== Instructions for the task ==
Starting at the first line of the listing below, retype each line up to and including the one that contains "y_ticks = [0, 20, 40, 60, 80, 100, 120]". Leave pictures out.
* BEGIN *
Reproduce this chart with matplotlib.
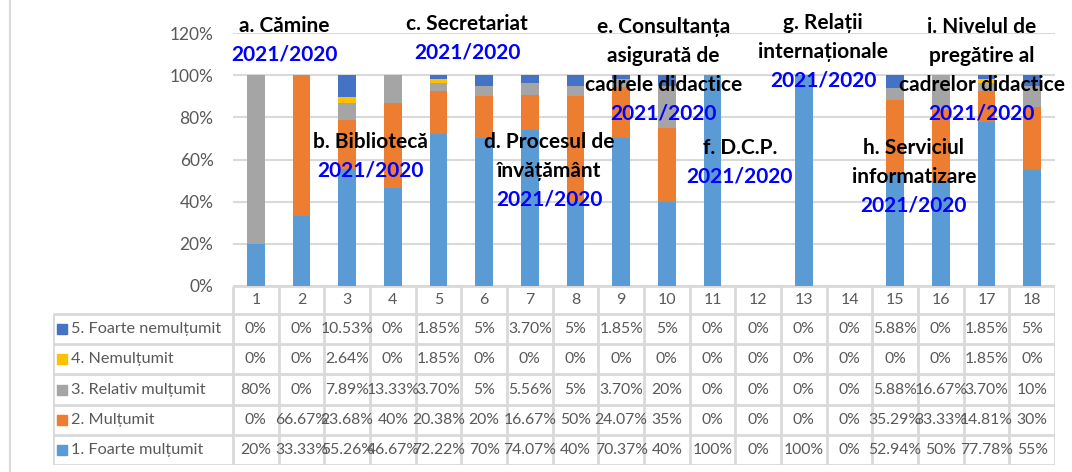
import matplotlib
matplotlib.use("Agg")
import matplotlib.pyplot as plt
from matplotlib.lines import Line2D
import numpy as np

plt.rcParams["font.family"] = ["Lato", "DejaVu Sans"]

categories = [str(i) for i in range(1, 19)]
series_names = [
    "1. Foarte mulțumit",
    "2. Mulțumit",
    "3. Relativ mulțumit",
    "4. Nemulțumit",
    "5. Foarte nemulțumit",
]
foarte_multumit = [20, 33.33, 55.26, 46.67, 72.22, 70, 74.07, 40, 70.37, 40, 100, 0, 100, 0, 52.94, 50, 77.78, 55]
multumit = [0, 66.67, 23.68, 40, 20.38, 20, 16.67, 50, 24.07, 35, 0, 0, 0, 0, 35.29, 33.33, 14.81, 30]
relativ_multumit = [80, 0, 7.89, 13.33, 3.70, 5, 5.56, 5, 3.70, 20, 0, 0, 0, 0, 5.88, 16.67, 3.70, 10]
nemultumit = [0, 0, 2.64, 0, 1.85, 0, 0, 0, 0, 0, 0, 0, 0, 0, 0, 0, 1.85, 0]
foarte_nemultumit = [0, 0, 10.53, 0, 1.85, 5, 3.70, 5, 1.85, 5, 0, 0, 0, 0, 5.88, 0, 1.85, 5]
series_values = [foarte_multumit, multumit, relativ_multumit, nemultumit, foarte_nemultumit]
colors = ["#5B9BD5", "#ED7D31", "#A5A5A5", "#FFC000", "#4472C4"]

y_ticks = [0, 20, 40, 60, 80, 100, 120]

# section labels: (x, y, black lines)
sections = [
    (0.62, 1.232, ["a. Cămine"]),
    (4.63, 1.242, ["c. Secretariat"]),
    (2.50, 0.682, ["b. Bibliotecă"]),
    (6.43, 0.682, ["d. Procesul de", "învățământ"]),
    (8.93, 1.227, ["e. Consultanța", "asigurată de", "cadrele didactice"]),
    (10.60, 0.654, ["f. D.C.P."]),
    (12.42, 1.246, ["g. Relații", "internaționale"]),
    (14.41, 0.654, ["h. Serviciul", "informatizare"]),
    (15.90, 1.227, ["i. Nivelul de", "pregătire al", "cadrelor didactice"]),
]
year_label = "2021/2020"

W, H = 1072, 472
GRID = "#D9D9D9"
TXT = "#595959"


def fmt(v):
    if float(v).is_integer():
        return f"{int(v)}%"
    return f"{v:.2f}%"


fig = plt.figure(figsize=(W / 100, H / 100), dpi=100)
left_px, right_px, top_px, zero_px = 233, 1055, 33, 286
ax = fig.add_axes([left_px / W, 1 - zero_px / H, (right_px - left_px) / W, (zero_px - top_px) / H])

x = np.arange(len(categories))
bottom = np.zeros(len(categories))
for vals, col in zip(series_values, colors):
    v = np.array(vals) / 100
    ax.bar(x, v, 0.39, bottom=bottom, color=col, zorder=3)
    bottom += v

ax.set_xlim(-0.5, len(categories) - 0.5)
ax.set_ylim(0, 1.2)
ax.set_yticks([t / 100 for t in y_ticks])
ax.set_yticklabels([f"{t}%" for t in y_ticks], color=TXT, fontsize=12.5)
ax.tick_params(axis="y", length=0, pad=14)
ax.set_xticks([])
ax.grid(axis="y", color=GRID, linewidth=1.5, zorder=0)
for s in ["top", "right", "left", "bottom"]:
    ax.spines[s].set_visible(False)

step = 0.136
for sx, sy, lines in sections:
    for i, line in enumerate(lines):
        ax.text(sx, sy - i * step, line, ha="center", va="center", fontsize=15,
                fontweight="bold", color="black", zorder=5, clip_on=False)
    ax.text(sx, sy - len(lines) * step, year_label, ha="center", va="center", fontsize=15,
            fontweight="bold", color="#0000FF", zorder=5, clip_on=False)

# data table below the chart
tab_left, tab_bottom = 53, 465
col_w = (right_px - left_px) / len(categories)
label_w = (left_px - tab_left) / col_w
tax = fig.add_axes([tab_left / W, 1 - tab_bottom / H, (right_px - tab_left) / W, (tab_bottom - zero_px) / H])
head_h = 0.93
n_rows = len(series_names)
tax.set_xlim(-0.5 - label_w, len(categories) - 0.5)
tax.set_ylim(n_rows, -head_h)
tax.axis("off")

lk = dict(color=GRID, linewidth=2, solid_capstyle="butt")
# horizontal lines
tax.plot([-0.5, len(categories) - 0.5], [-head_h, -head_h], **lk)
for r in range(n_rows + 1):
    tax.plot([-0.5 - label_w, len(categories) - 0.5], [r, r], **lk)
# vertical lines
tax.plot([-0.5 - label_w, -0.5 - label_w], [0, n_rows], **lk)
for c in range(len(categories) + 1):
    tax.plot([c - 0.5, c - 0.5], [-head_h, n_rows], **lk)

for c, cat in enumerate(categories):
    tax.text(c, -head_h / 2, cat, ha="center", va="center", fontsize=11.5, color=TXT)

for r, idx in enumerate(range(n_rows - 1, -1, -1)):
    yc = r + 0.5
    tax.plot(-0.5 - label_w + 0.2, yc, marker="s", markersize=7, color=colors[idx], clip_on=False)
    tax.text(-0.5 - label_w + 0.4, yc, series_names[idx], ha="left", va="center", fontsize=11.7, color=TXT)
    for c, v in enumerate(series_values[idx]):
        tax.text(c, yc, fmt(v), ha="center", va="center", fontsize=11.3, color=TXT)

fig.add_artist(Line2D([10 / W, 10 / W], [0, 1], color=GRID, linewidth=1.5))

fig.savefig("out.png", dpi=100)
* END *
== Response to this exercise ==
Reproduce this chart with matplotlib.
import matplotlib
matplotlib.use("Agg")
import matplotlib.pyplot as plt
from matplotlib.lines import Line2D
import numpy as np

plt.rcParams["font.family"] = ["Lato", "DejaVu Sans"]

categories = [str(i) for i in range(1, 19)]
series_names = [
    "1. Foarte mulțumit",
    "2. Mulțumit",
    "3. Relativ mulțumit",
    "4. Nemulțumit",
    "5. Foarte nemulțumit",
]
foarte_multumit = [20, 33.33, 55.26, 46.67, 72.22, 70, 74.07, 40, 70.37, 40, 100, 0, 100, 0, 52.94, 50, 77.78, 55]
multumit = [0, 66.67, 23.68, 40, 20.38, 20, 16.67, 50, 24.07, 35, 0, 0, 0, 0, 35.29, 33.33, 14.81, 30]
relativ_multumit = [80, 0, 7.89, 13.33, 3.70, 5, 5.56, 5, 3.70, 20, 0, 0, 0, 0, 5.88, 16.67, 3.70, 10]
nemultumit = [0, 0, 2.64, 0, 1.85, 0, 0, 0, 0, 0, 0, 0, 0, 0, 0, 0, 1.85, 0]
foarte_nemultumit = [0, 0, 10.53, 0, 1.85, 5, 3.70, 5, 1.85, 5, 0, 0, 0, 0, 5.88, 0, 1.85, 5]
series_values = [foarte_multumit, multumit, relativ_multumit, nemultumit, foarte_nemultumit]
colors = ["#5B9BD5", "#ED7D31", "#A5A5A5", "#FFC000", "#4472C4"]

y_ticks = [0, 20, 40, 60, 80, 100, 120]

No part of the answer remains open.